3. I directed that the matter be heard by oral testimony and in that regard I heard the testimony of Wilfred Monyene Yoge (PW 1), Isaac Aburi Ongenchi (DW 1) and Rose (DW 2). I also referred the parties to mediation but the parties could not agree on a resolution of the matter. I am now called upon to determine the matter.

4. As I stated earlier, it is common ground that the deceased were brothers and were registered as the owners of Plot 2460. According to DW 1, the land was registered in their names while they were away working in the tea farms. They never lived on the land and did not have any children. It is also common ground that ONCHERE, ODANDE and KEBATE died in the 1960’s while GWONDA died on 17th August 1999 according to the death certificate.

5. The applicants’ case is that since the deceased died without any spouses and children, their first cousins; ONGECHI MOTUMBI, KEROSI MOTUMBI and YOGE MOTUMBI and in their absence members of their respective families are the lawful beneficiaries of the estate.
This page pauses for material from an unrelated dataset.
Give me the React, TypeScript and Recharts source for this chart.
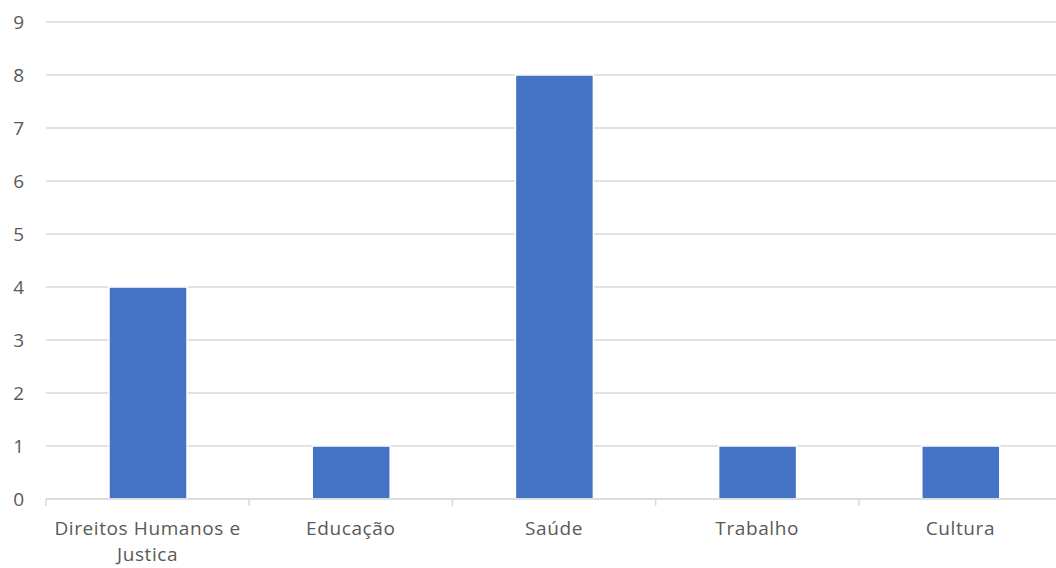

PW 1 testified that he was the son of Yoge while Rose was the wife of Charles Oyaro Ongenchi, the son of Ongechi and as such they both had equal priority in administration of the estate. PW 1 contended that the since the four deceased persons were not married, Rose, as a daughter in law could not rank in priority to the other cousins. He alleged that Rose intended to disinherit the families of Yoge Motumbi, Kerosi Motumbo and Ongechi Motumbo who also had children and grandchildren who ought to benefit from the estate of the deceased.

6. The respondent’s case Gwonda, who was the last to die of the brothers, gave the land to her husband, Charles, as a gift. DW 1, the eldest son from the Ongechi family and the brother to the Charles testified that Gwonda gave Charles the land as Charles was taking care of him in his old age. When Charles died, Rose is the one who continued taking care of him until he died. He told the court that members of the family never complained about Charles and Rose keeping the land and the issue only arose recently. Rose testified that when she married, she found Gwonda residing on Plot 2460. He did not have a proper house so they built one for him and took care of him until his death. She further stated that she had been living on Plot 2460 for 24 years without any claim and that it is the applicants who incited other family members to claim the land.
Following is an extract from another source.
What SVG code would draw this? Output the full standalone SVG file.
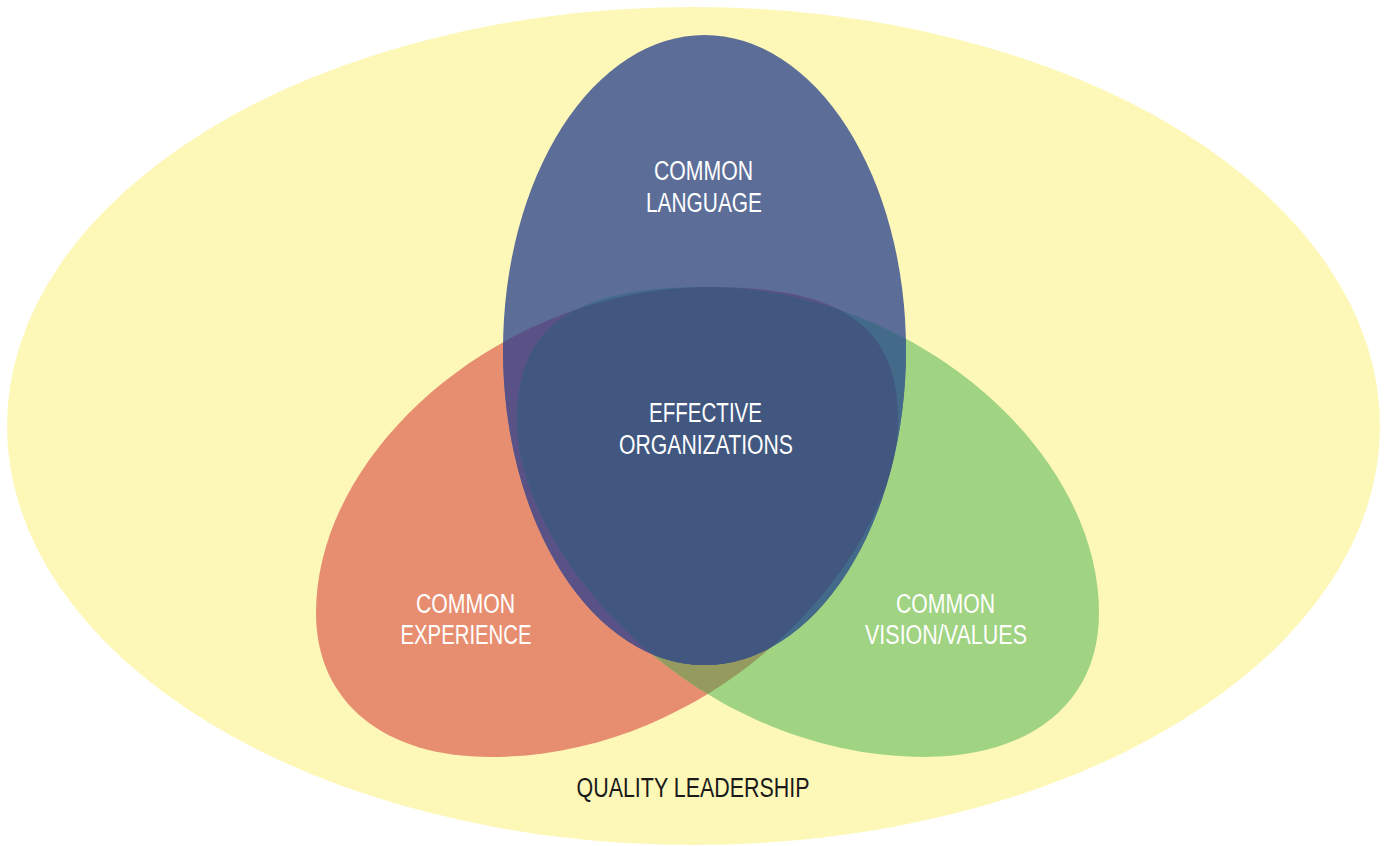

7. Three of the deceased persons died in the 1960’s when the Law of Succession Act (Chapter 160 of the Laws of Kenya) (“the Act”) was not in force. By virtue of section 2(1) of thereof, distribution of their respective shares was governed by customary law. Since the three brothers died and left Gwonda, he effectively inherited their shares in Plot 2460. As Gwonda died in 1999, the LSA applies to the administration and distribution of his estate which includes the shares left behind by his brothers. The applicant’s case is grounded on the provisions of section 39 of the LSA states as follows:

39. Where intestate has left no surviving spouse or children

(1) Where an intestate has left no surviving spouse or children, the net intestate estate shall devolve upon the kindred of the intestate in the following order of priority—

(a) father; or if dead

(b) mother; or if dead

(c) brothers and sisters, and any child or children of deceased brothers and sisters, in equal shares; or if none

(d) half-brothers and half-sisters and any child or children of deceased half-brothers and half-sisters, in equal shares; or if none

(e) the relatives who are in the nearest degree of consanguinity up to and including the sixth degree, in equal shares.
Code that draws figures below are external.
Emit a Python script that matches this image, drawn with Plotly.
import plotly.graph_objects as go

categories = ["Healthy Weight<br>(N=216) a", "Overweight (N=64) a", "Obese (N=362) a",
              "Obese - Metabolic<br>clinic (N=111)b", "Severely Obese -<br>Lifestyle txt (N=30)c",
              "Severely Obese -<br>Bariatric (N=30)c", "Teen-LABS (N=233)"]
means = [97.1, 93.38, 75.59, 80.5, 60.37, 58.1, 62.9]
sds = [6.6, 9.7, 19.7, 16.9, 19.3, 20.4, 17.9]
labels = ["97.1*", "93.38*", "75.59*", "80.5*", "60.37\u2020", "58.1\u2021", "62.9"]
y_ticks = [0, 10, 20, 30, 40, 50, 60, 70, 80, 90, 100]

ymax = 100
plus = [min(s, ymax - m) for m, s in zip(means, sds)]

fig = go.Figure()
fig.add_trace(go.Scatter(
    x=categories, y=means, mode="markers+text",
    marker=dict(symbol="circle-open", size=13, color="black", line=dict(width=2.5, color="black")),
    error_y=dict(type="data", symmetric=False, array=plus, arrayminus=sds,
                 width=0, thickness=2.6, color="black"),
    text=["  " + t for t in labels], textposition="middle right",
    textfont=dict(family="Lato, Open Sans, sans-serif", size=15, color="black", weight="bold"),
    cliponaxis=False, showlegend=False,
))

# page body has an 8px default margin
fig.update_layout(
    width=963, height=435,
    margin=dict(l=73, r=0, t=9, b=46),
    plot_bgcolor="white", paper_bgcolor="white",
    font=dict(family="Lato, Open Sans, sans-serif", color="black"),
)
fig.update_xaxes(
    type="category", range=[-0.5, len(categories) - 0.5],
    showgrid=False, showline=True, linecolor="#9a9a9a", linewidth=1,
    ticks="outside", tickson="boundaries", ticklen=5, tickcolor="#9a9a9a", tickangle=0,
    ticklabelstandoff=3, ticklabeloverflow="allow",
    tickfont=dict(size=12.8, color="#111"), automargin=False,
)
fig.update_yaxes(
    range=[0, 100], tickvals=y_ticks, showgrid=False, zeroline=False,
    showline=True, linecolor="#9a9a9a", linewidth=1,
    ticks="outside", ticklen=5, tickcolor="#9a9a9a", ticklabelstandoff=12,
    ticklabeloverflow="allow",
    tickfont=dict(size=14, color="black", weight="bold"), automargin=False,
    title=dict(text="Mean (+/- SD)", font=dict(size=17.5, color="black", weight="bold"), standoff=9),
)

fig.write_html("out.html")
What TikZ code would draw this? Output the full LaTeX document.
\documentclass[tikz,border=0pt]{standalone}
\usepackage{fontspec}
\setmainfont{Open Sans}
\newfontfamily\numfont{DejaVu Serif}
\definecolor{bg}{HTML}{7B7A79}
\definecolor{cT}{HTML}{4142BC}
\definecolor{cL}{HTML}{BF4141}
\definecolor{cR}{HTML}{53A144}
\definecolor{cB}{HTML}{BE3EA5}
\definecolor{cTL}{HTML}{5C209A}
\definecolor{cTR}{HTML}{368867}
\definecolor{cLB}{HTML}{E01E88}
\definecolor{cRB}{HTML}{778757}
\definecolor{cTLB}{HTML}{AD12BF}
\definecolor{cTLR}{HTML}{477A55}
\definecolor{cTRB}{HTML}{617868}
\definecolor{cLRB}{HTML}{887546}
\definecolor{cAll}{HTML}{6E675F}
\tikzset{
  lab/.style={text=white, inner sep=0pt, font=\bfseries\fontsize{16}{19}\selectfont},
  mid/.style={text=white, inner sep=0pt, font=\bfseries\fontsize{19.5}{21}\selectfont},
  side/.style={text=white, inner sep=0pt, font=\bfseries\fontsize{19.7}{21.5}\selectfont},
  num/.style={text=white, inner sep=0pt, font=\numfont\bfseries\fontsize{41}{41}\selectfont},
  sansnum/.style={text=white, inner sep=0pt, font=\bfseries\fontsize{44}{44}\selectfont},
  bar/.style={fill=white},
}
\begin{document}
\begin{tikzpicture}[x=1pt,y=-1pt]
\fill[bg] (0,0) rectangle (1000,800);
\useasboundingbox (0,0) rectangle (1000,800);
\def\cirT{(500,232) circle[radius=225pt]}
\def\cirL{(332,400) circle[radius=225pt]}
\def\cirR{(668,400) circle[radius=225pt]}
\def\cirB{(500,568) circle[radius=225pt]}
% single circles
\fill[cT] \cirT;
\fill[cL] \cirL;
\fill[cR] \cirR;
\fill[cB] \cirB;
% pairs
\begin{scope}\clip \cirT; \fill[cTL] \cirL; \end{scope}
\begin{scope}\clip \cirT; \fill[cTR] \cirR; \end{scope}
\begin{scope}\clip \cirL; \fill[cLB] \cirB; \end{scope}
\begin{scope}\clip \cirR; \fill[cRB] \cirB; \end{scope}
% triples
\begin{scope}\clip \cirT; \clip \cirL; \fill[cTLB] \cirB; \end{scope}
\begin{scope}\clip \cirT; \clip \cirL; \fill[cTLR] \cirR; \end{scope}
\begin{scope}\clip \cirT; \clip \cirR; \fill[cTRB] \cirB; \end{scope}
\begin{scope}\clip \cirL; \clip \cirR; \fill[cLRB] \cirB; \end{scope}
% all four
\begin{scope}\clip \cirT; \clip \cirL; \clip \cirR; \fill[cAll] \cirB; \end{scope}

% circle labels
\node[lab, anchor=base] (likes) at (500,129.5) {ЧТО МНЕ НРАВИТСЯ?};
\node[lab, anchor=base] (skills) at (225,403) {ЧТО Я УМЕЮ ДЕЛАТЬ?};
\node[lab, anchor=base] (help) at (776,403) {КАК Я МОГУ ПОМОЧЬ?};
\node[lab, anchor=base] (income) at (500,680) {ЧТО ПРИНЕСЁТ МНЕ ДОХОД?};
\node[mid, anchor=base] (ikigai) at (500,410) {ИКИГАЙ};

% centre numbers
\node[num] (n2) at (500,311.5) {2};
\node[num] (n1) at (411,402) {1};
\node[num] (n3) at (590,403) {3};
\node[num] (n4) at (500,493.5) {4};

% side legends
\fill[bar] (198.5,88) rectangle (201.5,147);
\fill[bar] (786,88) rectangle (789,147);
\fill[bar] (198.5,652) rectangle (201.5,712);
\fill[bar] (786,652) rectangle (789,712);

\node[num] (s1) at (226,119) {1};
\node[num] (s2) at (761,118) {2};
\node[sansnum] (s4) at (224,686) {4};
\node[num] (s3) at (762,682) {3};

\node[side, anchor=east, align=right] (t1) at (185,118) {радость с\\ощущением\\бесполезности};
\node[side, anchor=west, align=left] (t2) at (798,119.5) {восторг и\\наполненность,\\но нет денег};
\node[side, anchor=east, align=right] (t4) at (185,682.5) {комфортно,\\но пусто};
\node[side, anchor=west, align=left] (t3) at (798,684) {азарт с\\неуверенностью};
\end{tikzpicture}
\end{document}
(2) Failing survival by any of the persons mentioned in paragraphs (a) to (e) of subsection (1), the net intestate estate shall devolve upon the State, and be paid into the Consolidated Fund.

8. The application of section 39 of the LSA would mean that the deceased’s cousins and their heirs would be entitled to the property in equal shares. However, section 39 aforesaid is not absolute. It is also subject to section 42 of the LSA which specifically states that:

42. Where—

(a) an intestate has, during his lifetime or by will, paid, given or settled any property to or for the benefit of a child, grandchild or house; or

(b) property has been appointed or awarded to any child or grandchild under the provisions of section 26 or section 35 of this Act, that property shall be taken into account in determining the share of the net intestate estate finally accruing to the child, grandchild or house.

43. I am satisfied that Charles was given Plot 2460 by Gwonda as a gift. Rose, as wife to Charles, was thus entitled to apply for letters of administration. Whereas, she was required to disclose that all the other beneficiaries being the deceased persons’ nephews once removed, I do not find that any purpose will be served by revoking the grant in this matter. I also note while the applicants accuse Rose of failing to disclose all the beneficiaries, they did not do so in their deposition. There is ample evidence that the property was a gift to Charles and his wife, Rose who took case of Gwonda in his old age. He invited them to his land and they took care of him by building his house. When Charles and Rose built their house on the property none of the family members protested and indeed for a period of 18 years they were silent and had accepted the fact that Charles and his wife were entitled to inherit and enjoy the property.

44. The applicants complained that Rose wanted to disinherit them but Rose demonstrated in her affidavit that each of them had parcels of land either owned by them or their families hence they could not claim that they were fully dependent on the land left by the Gwonda. At the end of the day, I do not find that the applicants have discharged their burden to show that the grant issued to the respondent and duly confirmed should be revoked under section 76 of the LSA. I also find that the application has been brought in bad faith with the intention of disinheriting Rose, a widow, of her inheritance.

45. I dismiss the summons for revocation dated 19th September 2018. As this is a family matter, there shall be no order as to costs.

DATED and DELIVERED at KISII this 20th day of MAY 2019.

D. S. MAJANJA

JUDGE

Mr Nyambati instructed by G. M. Nyambati and Company Advocates for the applicants.

Mr Onchwangi instructed by Ochoki and Company Advocates for the respondent.